Charging an electric car

When considering making the switch from a gas-powered car to an electric vehicle, one of the primary selling points cited by consumers is affordability. While many popular EVs boast a relatively steep sticker price, they do not require gas or regular scheduled maintenance, which makes the cost of ownership quite appealing over the long-term. However, a new report from Energy Innovation claims that EVs also have cheaper total monthly costs from day one for “most buyers” in the report’s test market of the United States.

The report acknowledges that a common barrier to EV adoption in the US is the perception that EVs are “too expensive to seriously consider”. To get to the bottom of this, Energy Innovation expanded on the total cost of ownership calculation, looking at monthly costs over the length of a six-year financing term.

The analysis took into account financing costs, fuel (based on average fuel costs as of May 4 and average electricity costs), maintenance, insurance, EV incentives, and EV fees in the states where they have been implemented. The report looked at six vehicles with “similar gas and electric versions” including:

  • Hyundai Kona SEL vs. Hyundai Kona Electric SEL
  • Hyundai Kona Limited vs. Hyundai Kona Electric Limited
  • Ford F-150 XL vs. Ford F-150 Lightning Pro
  • Kia Niro EX Premium vs. Kia Niro EV EX Premium
  • Volvo XC40 Inscription vs. Volvo XC40 Recharge Plus
  • Nissan Versa S Xtronic CVT vs. Nissan LEAF

It’s important to note that this analysis is not perfect, as the cars selected are not direct comparisons; however, they are close enough to offer some key insights. According to the report, when comparing all of these costs for each vehicle and each state, EVs were cheaper on a monthly basis than most cars in most states.

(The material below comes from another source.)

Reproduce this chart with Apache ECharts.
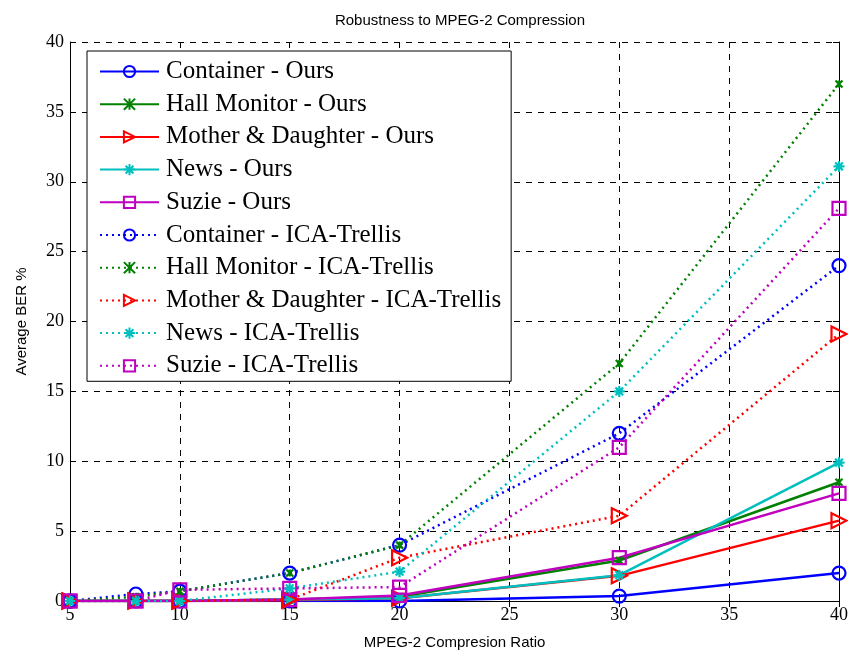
<!DOCTYPE html>
<html><head><meta charset="utf-8">
<script src="https://cdn.jsdelivr.net/npm/echarts@6/dist/echarts.min.js"></script>
<style>html,body{margin:0;padding:0;background:#fff}#c{width:848px;height:654px}</style>
</head><body><div id="c"></div>
<script>
const ratios = [5, 8, 10, 15, 20, 30, 40];
const seriesNames = [
  'Container - Ours', 'Hall Monitor - Ours', 'Mother & Daughter - Ours', 'News - Ours', 'Suzie - Ours',
  'Container - ICA-Trellis', 'Hall Monitor - ICA-Trellis', 'Mother & Daughter - ICA-Trellis', 'News - ICA-Trellis', 'Suzie - ICA-Trellis'
];
const containerOurs = [0, 0, 0, 0, 0, 0.35, 2.0];
const hallOurs      = [0, 0, 0, 0.1, 0.3, 2.9, 8.5];
const motherOurs    = [0, 0, 0, 0.05, 0.2, 1.8, 5.75];
const newsOurs      = [0, 0, 0, 0.1, 0.2, 1.85, 9.9];
const suzieOurs     = [0, 0, 0, 0.1, 0.4, 3.1, 7.7];
const containerICA  = [0, 0.5, 0.7, 2.0, 4.0, 12.0, 24.0];
const hallICA       = [0, 0.3, 0.7, 2.0, 4.0, 17.0, 37.0];
const motherICA     = [0, 0, 0, 0.1, 3.1, 6.1, 19.1];
const newsICA       = [0, 0, 0, 0.9, 2.1, 15.0, 31.1];
const suzieICA      = [0, 0, 0.8, 0.9, 1.0, 11.0, 28.1];
const xTicks = [5, 10, 15, 20, 25, 30, 35, 40];
const yTicks = [0, 5, 10, 15, 20, 25, 30, 35, 40];

const colors = ['#0000ff', '#008000', '#ff0000', '#00bfbf', '#bf00bf'];
const symbols = [
  {s: 'circle', size: 13},
  {s: 'path://M0,0L10,10M10,0L0,10M5,0L5,10', size: 7},
  {s: 'path://M0,0L10,5L0,10Z', size: 15},
  {s: 'path://M5,0L5,10M0,5L10,5M1.5,1.5L8.5,8.5M8.5,1.5L1.5,8.5', size: 11},
  {s: 'rect', size: 13}
];
const allData = [containerOurs, hallOurs, motherOurs, newsOurs, suzieOurs,
                 containerICA, hallICA, motherICA, newsICA, suzieICA];

const series = allData.map((vals, i) => {
  const k = i % 5;
  const dotted = i >= 5;
  return {
    name: seriesNames[i],
    type: 'line',
    data: ratios.map((x, j) => [x, vals[j]]),
    symbol: symbols[k].s,
    symbolSize: symbols[k].size,
    showAllSymbol: true,
    animation: false,
    lineStyle: {color: colors[k], width: 2.5, type: dotted ? [2, 4] : 'solid'},
    itemStyle: {color: 'rgba(255,255,255,0)', borderColor: colors[k], borderWidth: 2.2},
    emphasis: {disabled: true}
  };
});

const chart = echarts.init(document.getElementById('c'), null, {renderer: 'canvas'});
const serif = '"Liberation Serif", "Times New Roman", serif';
const sans = '"Liberation Sans", Arial, sans-serif';
chart.setOption({
  backgroundColor: '#fff',
  animation: false,
  title: {text: 'Robustness to MPEG-2 Compression', left: 455, textAlign: 'center', top: 8,
          textStyle: {fontFamily: sans, fontSize: 15, fontWeight: 'normal', color: '#000'}},
  grid: {left: 70, right: 9, top: 42, bottom: 53, show: false, outerBoundsMode: 'none', containLabel: false},
  legend: {
    left: 87, top: 51, orient: 'vertical',
    data: seriesNames,
    itemWidth: 59, itemHeight: 14, itemGap: 7.7,
    padding: [8, 10, 3, 12],
    borderColor: '#000', borderWidth: 1, backgroundColor: '#fff',
    textStyle: {fontFamily: serif, fontSize: 25, lineHeight: 24, color: '#000', padding: [0, 0, 0, 2]},
    selectedMode: false
  },
  xAxis: [{
    type: 'value', min: 5, max: 40, interval: 5,
    name: 'MPEG-2 Compresion Ratio', nameLocation: 'middle', nameGap: 34,
    nameTextStyle: {fontFamily: sans, fontSize: 15, color: '#000'},
    axisLine: {lineStyle: {color: '#000', width: 1}},
    axisTick: {inside: true, length: 6, lineStyle: {color: '#000'}},
    axisLabel: {fontFamily: serif, fontSize: 18, color: '#000', margin: 5},
    splitLine: {show: true, lineStyle: {color: '#000', type: [6, 6], width: 1}}
  }, {
    type: 'value', position: 'top', min: 5, max: 40, interval: 5,
    axisLine: {show: true, lineStyle: {color: '#000'}},
    axisTick: {inside: true, length: 6, lineStyle: {color: '#000'}},
    axisLabel: {show: false}, splitLine: {show: false}
  }],
  yAxis: [{
    type: 'value', min: 0, max: 40, interval: 5,
    name: 'Average BER %', nameLocation: 'middle', nameGap: 41,
    nameTextStyle: {fontFamily: sans, fontSize: 15, color: '#000'},
    axisLine: {show: true, lineStyle: {color: '#000', width: 1}},
    axisTick: {show: true, inside: true, length: 6, lineStyle: {color: '#000'}},
    axisLabel: {fontFamily: serif, fontSize: 18, color: '#000', margin: 6},
    splitLine: {show: true, lineStyle: {color: '#000', type: [6, 6], width: 1}}
  }, {
    type: 'value', position: 'right', min: 0, max: 40, interval: 5,
    axisLine: {show: true, lineStyle: {color: '#000'}},
    axisTick: {show: true, inside: true, length: 6, lineStyle: {color: '#000'}},
    axisLabel: {show: false}, splitLine: {show: false}
  }],
  series: series
});
</script></body></html>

Since this analysis only spanned over the financing term, there are even further potential benefits to consider during the post-financing term, where EV costs are reportedly lower across the board for every car.

While this is incredibly exciting, it’s important to note that Energy Innovation’s favourable findings rely on the application of a US federal tax credit of $7,500, which is subject to change and/or expiration for some vehicles. Moreover, Canadian tax credits vary from those offered in the US, with select EVs and hybrid vehicles qualifying for $2,500-$5,000 in rebates, and more in select provinces.

The report ends with a suggestion for Congress to extend and even expand upon EV incentives, to ensure the continued adoption of EVs both now and in the future.